**** ENTRIES SUPPLIED ****

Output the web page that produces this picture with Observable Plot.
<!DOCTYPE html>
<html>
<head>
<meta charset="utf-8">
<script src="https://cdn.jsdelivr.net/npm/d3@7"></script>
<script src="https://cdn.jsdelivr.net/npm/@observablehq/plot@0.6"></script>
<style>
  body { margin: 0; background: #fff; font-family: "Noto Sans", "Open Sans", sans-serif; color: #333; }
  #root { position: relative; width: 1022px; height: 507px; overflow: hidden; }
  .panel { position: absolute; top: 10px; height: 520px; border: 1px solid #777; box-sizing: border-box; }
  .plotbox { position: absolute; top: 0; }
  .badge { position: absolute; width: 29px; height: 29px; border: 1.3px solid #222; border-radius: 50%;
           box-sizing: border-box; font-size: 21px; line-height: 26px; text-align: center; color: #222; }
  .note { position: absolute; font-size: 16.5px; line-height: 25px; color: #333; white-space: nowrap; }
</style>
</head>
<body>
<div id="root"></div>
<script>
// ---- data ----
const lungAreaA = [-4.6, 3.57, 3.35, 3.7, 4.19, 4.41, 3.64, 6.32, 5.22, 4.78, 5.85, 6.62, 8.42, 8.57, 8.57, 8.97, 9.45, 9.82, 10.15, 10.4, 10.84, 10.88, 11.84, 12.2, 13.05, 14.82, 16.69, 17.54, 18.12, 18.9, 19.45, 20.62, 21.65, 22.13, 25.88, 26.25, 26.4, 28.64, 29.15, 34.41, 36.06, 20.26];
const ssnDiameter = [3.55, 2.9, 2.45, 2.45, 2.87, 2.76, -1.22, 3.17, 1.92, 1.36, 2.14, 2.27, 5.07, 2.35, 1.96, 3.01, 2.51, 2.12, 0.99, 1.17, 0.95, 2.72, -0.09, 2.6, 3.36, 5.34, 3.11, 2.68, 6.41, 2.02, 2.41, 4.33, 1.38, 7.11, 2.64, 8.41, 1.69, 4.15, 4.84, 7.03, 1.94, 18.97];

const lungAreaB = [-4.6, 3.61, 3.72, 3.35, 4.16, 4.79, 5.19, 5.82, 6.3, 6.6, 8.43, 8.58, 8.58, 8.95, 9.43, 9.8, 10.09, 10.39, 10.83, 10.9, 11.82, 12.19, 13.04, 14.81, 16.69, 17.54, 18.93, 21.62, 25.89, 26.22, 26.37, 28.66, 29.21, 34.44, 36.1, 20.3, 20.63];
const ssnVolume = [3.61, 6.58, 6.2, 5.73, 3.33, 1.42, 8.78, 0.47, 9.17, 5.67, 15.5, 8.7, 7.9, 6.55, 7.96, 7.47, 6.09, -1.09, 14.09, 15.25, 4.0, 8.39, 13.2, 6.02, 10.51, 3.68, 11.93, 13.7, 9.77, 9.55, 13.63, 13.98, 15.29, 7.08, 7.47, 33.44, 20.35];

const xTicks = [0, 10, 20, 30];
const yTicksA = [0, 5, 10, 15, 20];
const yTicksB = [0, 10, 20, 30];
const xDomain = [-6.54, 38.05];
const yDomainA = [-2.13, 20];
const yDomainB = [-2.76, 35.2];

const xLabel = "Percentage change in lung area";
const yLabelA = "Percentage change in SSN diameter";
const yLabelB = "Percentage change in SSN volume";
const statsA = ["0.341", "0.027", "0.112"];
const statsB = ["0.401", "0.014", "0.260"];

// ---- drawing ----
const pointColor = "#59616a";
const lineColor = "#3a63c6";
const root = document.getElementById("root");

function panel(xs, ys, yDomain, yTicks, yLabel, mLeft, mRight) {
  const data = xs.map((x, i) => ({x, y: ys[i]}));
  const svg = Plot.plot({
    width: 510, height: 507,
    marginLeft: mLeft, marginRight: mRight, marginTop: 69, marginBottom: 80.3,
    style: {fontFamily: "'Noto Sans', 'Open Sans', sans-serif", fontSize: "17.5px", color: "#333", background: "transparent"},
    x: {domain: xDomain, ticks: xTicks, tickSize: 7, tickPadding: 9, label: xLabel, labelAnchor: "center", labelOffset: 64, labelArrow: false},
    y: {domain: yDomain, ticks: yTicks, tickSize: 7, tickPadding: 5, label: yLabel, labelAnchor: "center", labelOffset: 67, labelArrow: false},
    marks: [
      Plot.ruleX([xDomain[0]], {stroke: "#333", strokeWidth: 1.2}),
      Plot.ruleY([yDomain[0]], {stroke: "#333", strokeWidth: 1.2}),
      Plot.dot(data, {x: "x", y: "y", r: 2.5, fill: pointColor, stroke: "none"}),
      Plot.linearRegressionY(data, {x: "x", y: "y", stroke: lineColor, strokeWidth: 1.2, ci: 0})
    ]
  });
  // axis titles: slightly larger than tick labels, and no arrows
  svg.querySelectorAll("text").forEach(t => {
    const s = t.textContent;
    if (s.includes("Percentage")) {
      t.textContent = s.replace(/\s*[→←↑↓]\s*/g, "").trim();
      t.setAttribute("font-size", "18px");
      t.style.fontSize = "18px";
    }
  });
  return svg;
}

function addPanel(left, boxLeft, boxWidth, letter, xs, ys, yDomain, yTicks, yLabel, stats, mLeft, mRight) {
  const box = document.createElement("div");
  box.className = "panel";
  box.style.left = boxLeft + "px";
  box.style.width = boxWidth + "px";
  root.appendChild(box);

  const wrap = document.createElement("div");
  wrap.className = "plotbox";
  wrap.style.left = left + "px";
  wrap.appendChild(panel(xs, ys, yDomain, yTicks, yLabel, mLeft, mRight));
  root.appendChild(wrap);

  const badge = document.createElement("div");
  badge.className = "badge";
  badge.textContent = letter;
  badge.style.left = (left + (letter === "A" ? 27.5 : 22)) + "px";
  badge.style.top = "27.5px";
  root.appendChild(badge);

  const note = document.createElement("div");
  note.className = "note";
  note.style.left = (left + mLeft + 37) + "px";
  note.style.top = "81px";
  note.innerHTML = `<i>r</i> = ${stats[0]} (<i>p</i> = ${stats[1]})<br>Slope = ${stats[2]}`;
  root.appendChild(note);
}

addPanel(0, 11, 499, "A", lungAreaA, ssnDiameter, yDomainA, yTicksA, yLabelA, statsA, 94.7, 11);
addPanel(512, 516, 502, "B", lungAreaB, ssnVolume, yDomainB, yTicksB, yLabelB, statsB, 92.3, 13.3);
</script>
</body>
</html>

****
**** ENTRIES SUPPLIED ****

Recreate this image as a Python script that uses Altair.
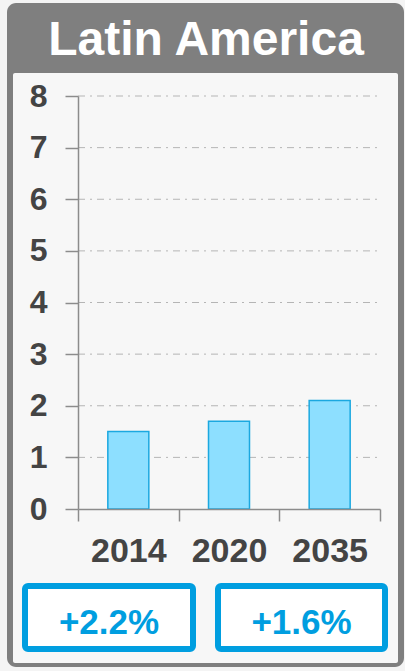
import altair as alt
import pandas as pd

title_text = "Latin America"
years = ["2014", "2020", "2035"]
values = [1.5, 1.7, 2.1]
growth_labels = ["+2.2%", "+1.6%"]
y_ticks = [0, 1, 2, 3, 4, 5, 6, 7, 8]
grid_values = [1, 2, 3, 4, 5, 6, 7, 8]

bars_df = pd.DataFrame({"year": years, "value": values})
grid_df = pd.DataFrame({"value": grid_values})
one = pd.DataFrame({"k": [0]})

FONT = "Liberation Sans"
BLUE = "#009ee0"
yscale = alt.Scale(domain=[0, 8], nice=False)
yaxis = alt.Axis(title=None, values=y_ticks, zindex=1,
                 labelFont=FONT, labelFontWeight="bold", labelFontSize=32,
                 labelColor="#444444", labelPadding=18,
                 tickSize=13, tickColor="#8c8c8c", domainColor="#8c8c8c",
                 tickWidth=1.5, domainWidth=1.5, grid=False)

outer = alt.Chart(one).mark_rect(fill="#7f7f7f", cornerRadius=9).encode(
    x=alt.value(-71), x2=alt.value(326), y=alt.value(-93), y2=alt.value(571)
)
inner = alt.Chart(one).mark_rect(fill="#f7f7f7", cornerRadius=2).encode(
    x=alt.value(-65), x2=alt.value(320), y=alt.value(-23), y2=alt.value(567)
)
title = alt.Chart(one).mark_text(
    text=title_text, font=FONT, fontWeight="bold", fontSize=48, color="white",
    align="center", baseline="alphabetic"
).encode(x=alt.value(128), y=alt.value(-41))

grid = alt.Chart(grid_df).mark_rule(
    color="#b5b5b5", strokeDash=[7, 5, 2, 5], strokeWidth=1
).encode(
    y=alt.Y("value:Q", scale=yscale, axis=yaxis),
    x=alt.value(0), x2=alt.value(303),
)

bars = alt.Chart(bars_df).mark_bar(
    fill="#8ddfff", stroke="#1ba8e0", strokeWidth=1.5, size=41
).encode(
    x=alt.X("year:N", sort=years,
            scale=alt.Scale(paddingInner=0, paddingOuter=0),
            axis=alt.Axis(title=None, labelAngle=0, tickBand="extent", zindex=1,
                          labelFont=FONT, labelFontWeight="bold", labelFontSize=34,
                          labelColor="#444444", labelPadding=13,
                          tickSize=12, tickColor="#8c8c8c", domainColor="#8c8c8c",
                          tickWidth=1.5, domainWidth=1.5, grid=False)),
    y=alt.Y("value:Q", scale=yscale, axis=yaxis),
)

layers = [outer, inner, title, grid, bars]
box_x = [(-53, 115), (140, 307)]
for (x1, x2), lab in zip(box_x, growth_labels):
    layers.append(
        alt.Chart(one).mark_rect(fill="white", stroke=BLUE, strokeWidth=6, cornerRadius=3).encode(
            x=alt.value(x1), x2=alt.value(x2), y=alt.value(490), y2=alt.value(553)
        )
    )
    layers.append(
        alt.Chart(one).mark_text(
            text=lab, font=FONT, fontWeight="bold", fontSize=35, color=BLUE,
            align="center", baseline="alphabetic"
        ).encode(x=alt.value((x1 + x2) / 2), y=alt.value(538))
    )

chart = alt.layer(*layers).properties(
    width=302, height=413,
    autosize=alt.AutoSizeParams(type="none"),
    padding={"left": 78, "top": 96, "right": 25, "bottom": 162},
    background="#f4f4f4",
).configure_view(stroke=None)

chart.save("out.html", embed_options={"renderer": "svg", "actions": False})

****

Above are some records; extract exactly the lines from the one containing "Recreate this image" through the one containing "grid_values = [1, 2, 3, 4, 5, 6, 7, 8]" and drop the pictures.

• _SOLUTION TO THIS TASK_:
Recreate this image as a Python script that uses Altair.
import altair as alt
import pandas as pd

title_text = "Latin America"
years = ["2014", "2020", "2035"]
values = [1.5, 1.7, 2.1]
growth_labels = ["+2.2%", "+1.6%"]
y_ticks = [0, 1, 2, 3, 4, 5, 6, 7, 8]
grid_values = [1, 2, 3, 4, 5, 6, 7, 8]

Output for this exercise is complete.